Akad nikah mut’ah
Perempuan: زَوَّجْتُکَ نَفْسی عَلَی المَهْرِ الْمَعْلُومِ فی المُدَّةِ المَعْلُومَة; Saya menikahkan diri saya kepadamu dengan mahar yang sudah diketahui dan dalam jangka waktu yang sudah diketahui.
Laki-laki: قَبِلْتُ التَّزْویجَ عَلَی المَهْرِ الْمَعْلُومِ فی المُدَّةِ المَعْلُومَة; Saya menerima pernikahan tersebut dengan mahar yang sudah diketahui dan dalam jangka waktu yang sudah diketahui.
Berikut adalah beberapa hukum fikih tentang nikah mut’ah menurut fatwa fukaha Syiah:
Dalam nikah mut’ah, jangka waktu perkawinan dan besarnya mahar harus diketahui dalam akad nikah. Menurut para masyhur fukaha, apabila jangka waktu perkawinan tidak disebutkan dalam akad nikah mut’ah, maka pernikahan tersebut menjadi pernikahan permanen (daim).

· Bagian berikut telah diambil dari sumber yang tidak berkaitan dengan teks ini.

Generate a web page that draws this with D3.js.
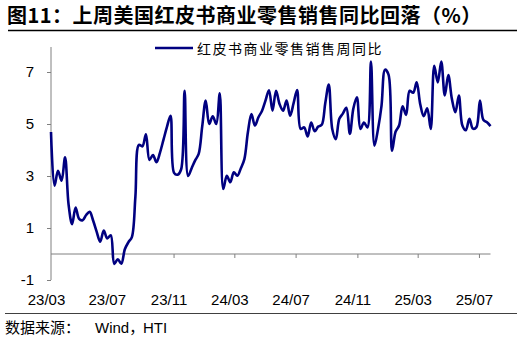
<!DOCTYPE html>
<html>
<head>
<meta charset="utf-8">
<script src="https://cdn.jsdelivr.net/npm/d3@7/dist/d3.min.js"></script>
<style>
  html, body { margin: 0; padding: 0; background: #fff; }
  svg { display: block; }
</style>
</head>
<body>
<svg id="chart" width="532" height="341"></svg>
<script>
// ---- data ----
const title = "图11：上周美国红皮书商业零售销售同比回落（%）";
const seriesName = "红皮书商业零售销售周同比";
const firstWeek = "2023-03-04"; // weekly observations, one per week from here
const values = [
  4.69, 2.63, 3.2, 2.82, 3.72, 1.9, 1.15, 1.79, 1.35, 1.3,
  1.5, 1.62, 1.28, 0.85, 0.47, 0.9, 0.6, 0.72, -0.38, -0.2,
  -0.37, 0.18, 0.45, 0.65, 2.2, 4.2, 4.14, 4.6, 3.62, 3.81,
  3.53, 3.9, 4.4, 4.9, 5.32, 3.12, 3.05, 3.25, 6.28, 3.0,
  3.3, 3.6, 3.85, 4.9, 5.9, 5.0, 5.3, 5.0, 6.18, 2.5,
  3.01, 2.76, 3.14, 3.01, 3.3, 3.65, 4.68, 5.38, 4.94, 5.26,
  5.5, 5.9, 6.3, 5.51, 6.28, 5.77, 5.51, 5.9, 5.32, 5.8,
  6.31, 4.81, 4.87, 4.52, 5.06, 4.72, 4.9, 4.97, 5.8, 6.52,
  4.8, 4.42, 5.2, 5.4, 5.62, 4.62, 5.6, 6.03, 4.81, 5.06,
  4.87, 7.4, 4.17, 4.8, 5.7, 7.09, 6.9, 3.97, 4.7, 4.94,
  5.68, 5.35, 6.28, 6.2, 6.6, 5.77, 5.3, 5.6, 4.81, 7.24,
  6.6, 7.4, 6.1, 6.88, 5.98, 5.45, 6.09, 4.94, 4.76, 5.2,
  4.82, 4.88, 5.9, 5.15, 5.07, 4.92
];
const xTickDates = ["2023-03-01", "2023-07-01", "2023-11-01", "2024-03-01",
                    "2024-07-01", "2024-11-01", "2025-03-01", "2025-07-01"];
const xTickLabels = ["23/03", "23/07", "23/11", "24/03", "24/07", "24/11", "25/03", "25/07"];
const yTicks = [-1, 1, 3, 5, 7];
const yDomain = [-1, 8];

// ---- build ----
const parse = d3.utcParse("%Y-%m-%d");
const start = parse(firstWeek);
const data = values.map((v, i) => ({ date: d3.utcDay.offset(start, 7 * i), value: v }));

const svg = d3.select("#chart");
const navy = "#000080";
const latin = "'Liberation Sans', Arial, sans-serif";
const cjk = "'Noto Sans CJK SC', sans-serif";

const plot = { left: 51, right: 490.5, top: 46, bottom: 280 };

const x = d3.scaleUtc()
  .domain([data[0].date, data[data.length - 1].date])
  .range([plot.left, plot.right]);
const y = d3.scaleLinear().domain(yDomain).range([plot.bottom, plot.top]);

svg.append("rect").attr("width", 532).attr("height", 341).attr("fill", "#fff");

// title
svg.append("text")
  .attr("x", 7).attr("y", 23)
  .attr("font-family", cjk).attr("font-weight", "bold").attr("font-size", 20)
  .attr("letter-spacing", 0.5)
  .attr("fill", "#000")
  .text(title);
svg.append("line")
  .attr("x1", 8).attr("x2", 517).attr("y1", 30.5).attr("y2", 30.5)
  .attr("stroke", "#000").attr("stroke-width", 1.5);

// legend
svg.append("line")
  .attr("x1", 155).attr("x2", 193).attr("y1", 48).attr("y2", 48)
  .attr("stroke", navy).attr("stroke-width", 2.5);
svg.append("text")
  .attr("x", 197).attr("y", 53.5)
  .attr("font-family", cjk).attr("font-size", 14).attr("letter-spacing", 1.5)
  .attr("fill", "#000")
  .text(seriesName);

// y axis
const yAxis = d3.axisLeft(y).tickValues(yTicks).tickSize(4).tickPadding(13).tickFormat(d => String(d));
const gy = svg.append("g").attr("transform", `translate(${plot.left},0)`).call(yAxis);
gy.select(".domain").remove();
gy.append("line")
  .attr("x1", 0).attr("x2", 0).attr("y1", plot.top + 1).attr("y2", plot.bottom)
  .attr("stroke", "#808080");
gy.selectAll(".tick line").attr("stroke", "#808080");
gy.selectAll(".tick text")
  .attr("font-family", latin).attr("font-size", 15).attr("fill", "#000");

// x axis at zero
const tickDates = xTickDates.map(parse);
const zeroY = y(0);
const gx = svg.append("g").attr("transform", `translate(0,${zeroY})`);
gx.append("line")
  .attr("x1", plot.left).attr("x2", plot.right).attr("y1", 0).attr("y2", 0)
  .attr("stroke", "#808080");
gx.selectAll("line.tk")
  .data(tickDates.filter(d => x(d) > plot.left + 2))
  .join("line").attr("class", "tk")
  .attr("x1", d => x(d) + 1.5).attr("x2", d => x(d) + 1.5)
  .attr("y1", 0).attr("y2", 4)
  .attr("stroke", "#808080");

svg.append("g").selectAll("text")
  .data(tickDates)
  .join("text")
  .attr("x", d => Math.max(x(d), 50) - 3.5)
  .attr("y", 305)
  .attr("text-anchor", "middle")
  .attr("font-family", latin).attr("font-size", 15).attr("fill", "#000")
  .text((d, i) => xTickLabels[i]);

// line
const line = d3.line()
  .x(d => x(d.date))
  .y(d => y(d.value))
  .curve(d3.curveCatmullRom.alpha(0.5));
svg.append("path")
  .datum(data)
  .attr("d", line)
  .attr("fill", "none")
  .attr("stroke", navy)
  .attr("stroke-width", 2.6)
  .attr("stroke-linejoin", "round");

// footer
svg.append("line")
  .attr("x1", 5).attr("x2", 517).attr("y1", 313.5).attr("y2", 313.5)
  .attr("stroke", "#404040").attr("stroke-width", 1);
const src = svg.append("text")
  .attr("y", 333)
  .attr("font-family", cjk).attr("font-size", 15).attr("fill", "#000");
src.append("tspan").attr("x", 5).text("数据来源：");
src.append("tspan").attr("x", 95).attr("font-family", latin).text("Wind");
src.append("tspan").text("，");
src.append("tspan").attr("x", 143).attr("font-family", latin).text("HTI");
</script>
</body>
</html>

Menurut pendapat sebagian fukaha, apabila kedua pihak akad tidak dapat membaca akad dalam bahasa Arab, meskipun mereka mempunyai kemampuan untuk mewakilkannya kepada seseorang, maka diperbolehkan untuk melaksanakannya dalam bahasa lain. Sebagian lain mengatakan bahwa bagaimanapun juga akad nikah dapat dibacakan dalam bahasa apapun.
Pernikahan mut’ah antara seorang laki-laki Muslim dengan seorang wanita ahli kitab adalah sah; namun pernikahan antara seorang wanita Muslim dengan ahli kitab adalah tidak sah. Juga, pernikahan mut’ah antara seorang Muslim, baik laki-laki atau seorang wanita, dengan non-Muslim yang bukan ahli kitab, hukumnya adalah haram.
Menikahi gadis yang masih perawan untuk nikah mut’ah adalah hal yang makruh, dan jika terjadi pernikahan, menghilangkan keperawanannya hukumnya adalah makruh.
Dalam perkawinan mut’ah, jika telah terjadi penetrasi, setelah berakhirnya masa perkawinan, pihak perempuan, jika belum menopause, wajib menjaga Iddah. Iddah seorang wanita dalam nikah mut’ah, jika ia tidak haid (walaupun ia dalam usia haid dan belum menopause) adalah 45 hari, dan jika ia haid, menurut pendapat sebagian fukaha, adalah dua periode haid.
Jika masa perkawinan berakhir atau pihak laki-laki menghibahkan sisa waktunya sebelum terjadi penetrasi, maka pihak perempuan tidak perlu menjaga Iddah.
Apabila pihak laki-laki meninggal dunia dalam nikah mut’ah, meskipun tidak terjadi penetrasi, maka pihak perempuan harus tetap menjaga iddah yaitu empat bulan sepuluh hari.
Dalam nikah mut’ah tidak ada perceraian; Sebaliknya, perpisahan terjadi ketika masa perkawinan berakhir atau pihak laki-laki menghibahkan sisa waktu tersebut.